Easily seen is the fault of others, but one’s own is difficult to see. Like chaff one winnows another’s faults, but hides one’s own, even as a crafty fowler hides behind sham branches. “Whosoever debased by his pride, praises himself highly and belittles others. Know him/her as a wicked.” Weeds are the bane of fields, lust, hatred, delusion and desire are the bane of mankind. Therefore, what is offered to those free of lust, hatred, delusion and desire yields abundant of fruit.  He who seeks another’s faults who is ever censorious—his cankers grow. He is far from destruction of the cankers.
An evil deed is better left undone, for such a deed torments one afterwards. But a good deed is better done, doing which one repents not later. “Whosoever is given to anger, is miserly, has base desires, and is selfish, deceitful, shameless and fearless in doing evil. Know him/her as a wicked.” The good shine even from afar, like the Himalayan Mountain. But the wicked are unseen, like arrows shot in the night. Those who are ashamed of what they should not be ashamed of, and are not ashamed of what they should be ashamed of—upholding false views, they go to states of woe.
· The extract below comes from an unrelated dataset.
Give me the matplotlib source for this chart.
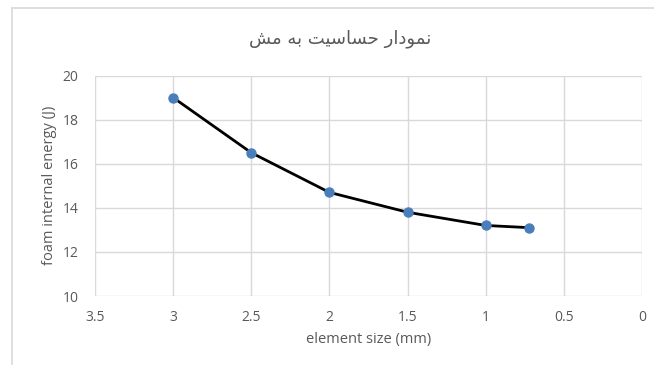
import unicodedata
import matplotlib
matplotlib.use("Agg")
import matplotlib.pyplot as plt
from matplotlib.lines import Line2D

# Data
element_size = [3.0, 2.5, 2.0, 1.5, 1.0, 0.72]
internal_energy = [19.0, 16.5, 14.7, 13.8, 13.2, 13.1]
x_ticks = [3.5, 3.0, 2.5, 2.0, 1.5, 1.0, 0.5, 0.0]
x_tick_labels = ["3.5", "3", "2.5", "2", "1.5", "1", "0.5", "0"]
y_ticks = [10, 12, 14, 16, 18, 20]

title_text = "نمودار حساسیت به مش"
x_label = "element size (mm)"
y_label = "foam internal energy (J)"

# Letters that only connect to the preceding letter
RIGHT_JOINING = set("اآأإدذرزژو")


def shape_arabic(text):
    """Convert logical Arabic/Persian text into visual-order presentation forms."""
    def is_letter(c):
        return c != " " and "ARABIC" in unicodedata.name(c, "")

    out = []
    for i, ch in enumerate(text):
        if not is_letter(ch):
            out.append(ch)
            continue
        prev = text[i - 1] if i > 0 else " "
        nxt = text[i + 1] if i + 1 < len(text) else " "
        joins_prev = is_letter(prev) and prev not in RIGHT_JOINING
        joins_next = is_letter(nxt) and ch not in RIGHT_JOINING
        if joins_prev and joins_next:
            form = "MEDIAL"
        elif joins_prev:
            form = "FINAL"
        elif joins_next:
            form = "INITIAL"
        else:
            form = "ISOLATED"
        name = unicodedata.name(ch)
        try:
            out.append(unicodedata.lookup(f"{name} {form} FORM"))
        except KeyError:
            out.append(ch)
    return "".join(reversed(out))


text_grey = "#595959"
grid_grey = "#d9d9d9"

fig = plt.figure(figsize=(6.54, 3.65), dpi=100)
ax = fig.add_axes([95 / 654, 0.189, (642 - 95) / 654, 0.793 - 0.189])

ax.plot(element_size, internal_energy, color="black", linewidth=2, zorder=3)
ax.plot(element_size, internal_energy, linestyle="none", marker="o",
        markersize=6.5, color="#4a7ebb", zorder=4)

ax.set_xlim(3.5, 0)
ax.set_ylim(10, 20)
ax.set_xticks(x_ticks)
ax.set_xticklabels(x_tick_labels)
ax.set_yticks(y_ticks)
ax.grid(True, color=grid_grey, linewidth=1)
ax.set_axisbelow(True)
for s in ax.spines.values():
    s.set_visible(False)
ax.tick_params(axis="both", length=0, colors=text_grey, labelsize=10)
ax.tick_params(axis="x", pad=10)
ax.tick_params(axis="y", pad=12)
for lbl in ax.get_xticklabels() + ax.get_yticklabels():
    lbl.set_fontfamily("Open Sans")

ax.set_xlabel(x_label, color=text_grey, fontsize=10.5, fontfamily="Open Sans", labelpad=5)
ax.set_ylabel(y_label, color=text_grey, fontsize=10.5, fontfamily="Open Sans", labelpad=4)

fig.text(0.52, 0.895, shape_arabic(title_text), ha="center", va="center",
         fontsize=13, color=text_grey, fontfamily="DejaVu Sans")

# Chart frame edges (left and top)
fig.add_artist(Line2D([12 / 654, 12 / 654], [0, 1 - 8 / 365], transform=fig.transFigure,
                      color="#d9d9d9", linewidth=1.2))
fig.add_artist(Line2D([12 / 654, 1], [1 - 8 / 365, 1 - 8 / 365], transform=fig.transFigure,
                      color="#d9d9d9", linewidth=1.2))

fig.savefig("out.png", dpi=100, facecolor="white")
Walking upon this path you will make an end of suffering. Having discovered how to pull out the thorn of lust, I make known the path.  “Whosoever reviles the Enlightened One, or a disciple of the Buddha, a recluse or a householder. Know him/her as a wicked.” He who knows his former births, who sees heaven and hell, who has reached the end of births and attained to the perfection of insight, the sage who has reached the summit of spiritual excellence — him do I (Blessed One) call a holy man.